= Stated goal =
Copy nothing but the text: reproduce each line of the listing exactly and leave the pictures out.

= Source material =
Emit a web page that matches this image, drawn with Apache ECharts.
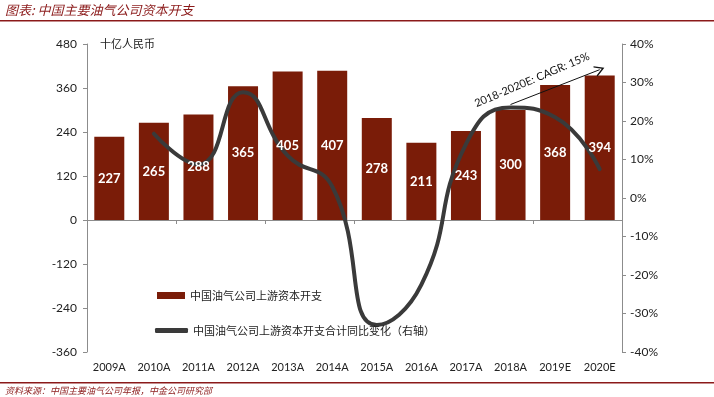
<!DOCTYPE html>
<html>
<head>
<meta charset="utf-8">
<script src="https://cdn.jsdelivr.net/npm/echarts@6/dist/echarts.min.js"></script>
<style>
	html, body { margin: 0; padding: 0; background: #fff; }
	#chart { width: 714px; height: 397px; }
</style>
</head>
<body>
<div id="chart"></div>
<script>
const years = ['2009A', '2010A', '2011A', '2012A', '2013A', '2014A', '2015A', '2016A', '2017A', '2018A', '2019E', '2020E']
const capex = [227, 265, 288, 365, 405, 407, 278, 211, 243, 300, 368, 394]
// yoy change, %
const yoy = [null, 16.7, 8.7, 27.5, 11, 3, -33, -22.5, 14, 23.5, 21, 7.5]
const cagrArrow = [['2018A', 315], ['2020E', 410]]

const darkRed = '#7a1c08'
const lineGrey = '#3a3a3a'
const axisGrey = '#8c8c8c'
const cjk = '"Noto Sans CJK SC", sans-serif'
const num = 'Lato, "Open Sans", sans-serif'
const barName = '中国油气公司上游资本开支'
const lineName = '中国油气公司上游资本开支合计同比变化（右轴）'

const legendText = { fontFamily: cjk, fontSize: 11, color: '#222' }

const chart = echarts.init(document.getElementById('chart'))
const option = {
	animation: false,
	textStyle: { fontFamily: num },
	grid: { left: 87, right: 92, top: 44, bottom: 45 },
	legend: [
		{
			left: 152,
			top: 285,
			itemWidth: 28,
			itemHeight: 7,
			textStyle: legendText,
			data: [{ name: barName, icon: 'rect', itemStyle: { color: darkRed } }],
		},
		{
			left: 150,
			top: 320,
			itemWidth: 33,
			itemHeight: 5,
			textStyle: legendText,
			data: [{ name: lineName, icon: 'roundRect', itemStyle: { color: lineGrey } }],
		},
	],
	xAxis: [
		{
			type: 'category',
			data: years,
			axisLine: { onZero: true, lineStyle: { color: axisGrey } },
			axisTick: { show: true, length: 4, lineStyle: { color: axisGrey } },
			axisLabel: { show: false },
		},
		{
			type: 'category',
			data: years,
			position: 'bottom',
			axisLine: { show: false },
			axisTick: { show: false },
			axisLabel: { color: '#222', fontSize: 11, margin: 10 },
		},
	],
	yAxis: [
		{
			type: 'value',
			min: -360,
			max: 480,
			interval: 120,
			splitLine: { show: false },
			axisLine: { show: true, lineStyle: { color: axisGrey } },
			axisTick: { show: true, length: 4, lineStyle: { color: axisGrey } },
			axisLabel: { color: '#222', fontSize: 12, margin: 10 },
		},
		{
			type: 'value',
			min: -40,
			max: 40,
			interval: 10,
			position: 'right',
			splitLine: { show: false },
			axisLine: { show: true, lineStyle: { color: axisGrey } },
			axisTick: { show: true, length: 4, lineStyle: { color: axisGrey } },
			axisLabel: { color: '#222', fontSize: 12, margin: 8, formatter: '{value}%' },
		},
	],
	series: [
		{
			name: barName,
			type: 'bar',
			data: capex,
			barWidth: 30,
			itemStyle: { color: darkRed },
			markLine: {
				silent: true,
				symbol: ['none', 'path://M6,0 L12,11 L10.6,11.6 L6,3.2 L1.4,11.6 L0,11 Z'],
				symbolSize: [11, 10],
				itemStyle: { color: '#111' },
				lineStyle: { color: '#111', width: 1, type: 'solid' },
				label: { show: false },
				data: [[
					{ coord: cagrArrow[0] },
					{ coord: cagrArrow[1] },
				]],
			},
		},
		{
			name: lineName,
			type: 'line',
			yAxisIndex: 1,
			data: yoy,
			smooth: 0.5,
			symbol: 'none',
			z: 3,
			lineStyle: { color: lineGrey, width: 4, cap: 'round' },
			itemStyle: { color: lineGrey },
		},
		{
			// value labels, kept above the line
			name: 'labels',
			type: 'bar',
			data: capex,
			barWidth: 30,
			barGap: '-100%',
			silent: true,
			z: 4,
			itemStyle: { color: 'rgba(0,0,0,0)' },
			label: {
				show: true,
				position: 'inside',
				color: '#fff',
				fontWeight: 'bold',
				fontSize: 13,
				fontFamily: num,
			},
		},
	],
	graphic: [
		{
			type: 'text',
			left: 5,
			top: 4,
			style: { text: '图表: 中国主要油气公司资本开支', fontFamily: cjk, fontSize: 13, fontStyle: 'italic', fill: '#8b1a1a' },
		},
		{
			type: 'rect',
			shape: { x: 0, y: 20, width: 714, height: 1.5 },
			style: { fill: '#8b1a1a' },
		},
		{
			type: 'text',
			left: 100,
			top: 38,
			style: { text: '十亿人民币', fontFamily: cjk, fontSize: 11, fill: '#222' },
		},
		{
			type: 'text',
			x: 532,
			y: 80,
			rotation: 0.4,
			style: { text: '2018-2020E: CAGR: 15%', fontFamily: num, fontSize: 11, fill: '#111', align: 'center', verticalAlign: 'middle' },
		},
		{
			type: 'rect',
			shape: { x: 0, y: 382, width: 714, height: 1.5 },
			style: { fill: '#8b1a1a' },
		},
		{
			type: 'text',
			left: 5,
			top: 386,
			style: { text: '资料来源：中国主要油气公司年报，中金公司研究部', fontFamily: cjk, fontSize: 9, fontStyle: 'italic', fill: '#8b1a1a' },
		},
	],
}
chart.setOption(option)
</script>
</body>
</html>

= Written response =
Emit a web page that matches this image, drawn with Apache ECharts.
<!DOCTYPE html>
<html>
<head>
<meta charset="utf-8">
<script src="https://cdn.jsdelivr.net/npm/echarts@6/dist/echarts.min.js"></script>
<style>
	html, body { margin: 0; padding: 0; background: #fff; }
	#chart { width: 714px; height: 397px; }
</style>
</head>
<body>
<div id="chart"></div>
<script>
const years = ['2009A', '2010A', '2011A', '2012A', '2013A', '2014A', '2015A', '2016A', '2017A', '2018A', '2019E', '2020E']
const capex = [227, 265, 288, 365, 405, 407, 278, 211, 243, 300, 368, 394]
// yoy change, %
const yoy = [null, 16.7, 8.7, 27.5, 11, 3, -33, -22.5, 14, 23.5, 21, 7.5]
const cagrArrow = [['2018A', 315], ['2020E', 410]]

const darkRed = '#7a1c08'
const lineGrey = '#3a3a3a'
const axisGrey = '#8c8c8c'
const cjk = '"Noto Sans CJK SC", sans-serif'
const num = 'Lato, "Open Sans", sans-serif'
const barName = '中国油气公司上游资本开支'
const lineName = '中国油气公司上游资本开支合计同比变化（右轴）'

const legendText = { fontFamily: cjk, fontSize: 11, color: '#222' }

const chart = echarts.init(document.getElementById('chart'))
const option = {
	animation: false,
	textStyle: { fontFamily: num },
	grid: { left: 87, right: 92, top: 44, bottom: 45 },
	legend: [
		{
			left: 152,
			top: 285,
			itemWidth: 28,
			itemHeight: 7,
			textStyle: legendText,
			data: [{ name: barName, icon: 'rect', itemStyle: { color: darkRed } }],
		},
		{
			left: 150,
			top: 320,
			itemWidth: 33,
			itemHeight: 5,
			textStyle: legendText,
			data: [{ name: lineName, icon: 'roundRect', itemStyle: { color: lineGrey } }],
		},
	],
	xAxis: [
		{
			type: 'category',
			data: years,
			axisLine: { onZero: true, lineStyle: { color: axisGrey } },
			axisTick: { show: true, length: 4, lineStyle: { color: axisGrey } },
			axisLabel: { show: false },
		},
		{
			type: 'category',
			data: years,
			position: 'bottom',
			axisLine: { show: false },
			axisTick: { show: false },
			axisLabel: { color: '#222', fontSize: 11, margin: 10 },
		},
	],
	yAxis: [
		{
			type: 'value',
			min: -360,
			max: 480,
			interval: 120,
			splitLine: { show: false },
			axisLine: { show: true, lineStyle: { color: axisGrey } },
			axisTick: { show: true, length: 4, lineStyle: { color: axisGrey } },
			axisLabel: { color: '#222', fontSize: 12, margin: 10 },
		},
		{
			type: 'value',
			min: -40,
			max: 40,
			interval: 10,
			position: 'right',
			splitLine: { show: false },
			axisLine: { show: true, lineStyle: { color: axisGrey } },
			axisTick: { show: true, length: 4, lineStyle: { color: axisGrey } },
			axisLabel: { color: '#222', fontSize: 12, margin: 8, formatter: '{value}%' },
		},
	],
	series: [
		{
			name: barName,
			type: 'bar',
			data: capex,
			barWidth: 30,
			itemStyle: { color: darkRed },
			markLine: {
				silent: true,
				symbol: ['none', 'path://M6,0 L12,11 L10.6,11.6 L6,3.2 L1.4,11.6 L0,11 Z'],
				symbolSize: [11, 10],
				itemStyle: { color: '#111' },
				lineStyle: { color: '#111', width: 1, type: 'solid' },
				label: { show: false },
				data: [[
					{ coord: cagrArrow[0] },
					{ coord: cagrArrow[1] },
				]],
			},
		},
		{
			name: lineName,
			type: 'line',
			yAxisIndex: 1,
			data: yoy,
			smooth: 0.5,
			symbol: 'none',
			z: 3,
			lineStyle: { color: lineGrey, width: 4, cap: 'round' },
			itemStyle: { color: lineGrey },
		},
		{
			// value labels, kept above the line
			name: 'labels',
			type: 'bar',
			data: capex,
			barWidth: 30,
			barGap: '-100%',
			silent: true,
			z: 4,
			itemStyle: { color: 'rgba(0,0,0,0)' },
			label: {
				show: true,
				position: 'inside',
				color: '#fff',
				fontWeight: 'bold',
				fontSize: 13,
				fontFamily: num,
			},
		},
	],
	graphic: [
		{
			type: 'text',
			left: 5,
			top: 4,
			style: { text: '图表: 中国主要油气公司资本开支', fontFamily: cjk, fontSize: 13, fontStyle: 'italic', fill: '#8b1a1a' },
		},
		{
			type: 'rect',
			shape: { x: 0, y: 20, width: 714, height: 1.5 },
			style: { fill: '#8b1a1a' },
		},
		{
			type: 'text',
			left: 100,
			top: 38,
			style: { text: '十亿人民币', fontFamily: cjk, fontSize: 11, fill: '#222' },
		},
		{
			type: 'text',
			x: 532,
			y: 80,
			rotation: 0.4,
			style: { text: '2018-2020E: CAGR: 15%', fontFamily: num, fontSize: 11, fill: '#111', align: 'center', verticalAlign: 'middle' },
		},
		{
			type: 'rect',
			shape: { x: 0, y: 382, width: 714, height: 1.5 },
			style: { fill: '#8b1a1a' },
		},
		{
			type: 'text',
			left: 5,
			top: 386,
			style: { text: '资料来源：中国主要油气公司年报，中金公司研究部', fontFamily: cjk, fontSize: 9, fontStyle: 'italic', fill: '#8b1a1a' },
		},
	],
}
chart.setOption(option)
</script>
</body>
</html>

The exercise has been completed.